Each Saturday morning, the Palazzo Colonna throws open its doors (or at least the doors of its magnificent gallery) to the public. The Galleria Colonnais one of the largest private art collections in Rome. The gallery was created to celebrate the victory of the Christian fleet over the Turks at the Battle of Lepanto, in 1571. The commander of the Papal fleet, Marcantonio II Colonna (1535-84), is depicted on the ceilings of both the Sala Grande and the Sala della Colonna Bellica.
The gallery is extravagantly decorated in the Baroque style, with the characteristic surfeit of gilded surfaces.
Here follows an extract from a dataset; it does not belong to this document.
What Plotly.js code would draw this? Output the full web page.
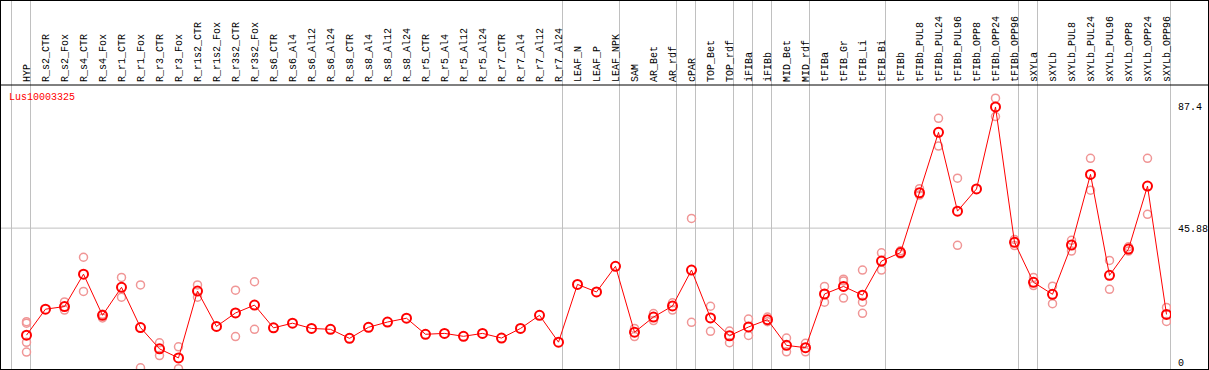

It was commissioned in the mid 1600s by Cardinal Girolamo I Colonna and his nephew Lorenzo Onofrio Colonna, and inaugurated by Lorenzo Onofrio’s son, Philip II, in 1700.
Embedded in the short flight of steps, which leads down to the magnificent Salone Grande, is a cannonball! It was fired from the Janiculum Hill by French troops on June 24th, 1849, during the short-lived Roman Republic. It has never been removed.
The fresco on the ceiling of the Sala della Colonna Bellica is by Giuseppe Chiari (1654-1727) and depicts the Apotheosis of Admiral Marcantonio II Colonna (1698-1700). The admiral commanded the pope’s fleet at the Battle of Lepanto, which took place on October 7th, 1571.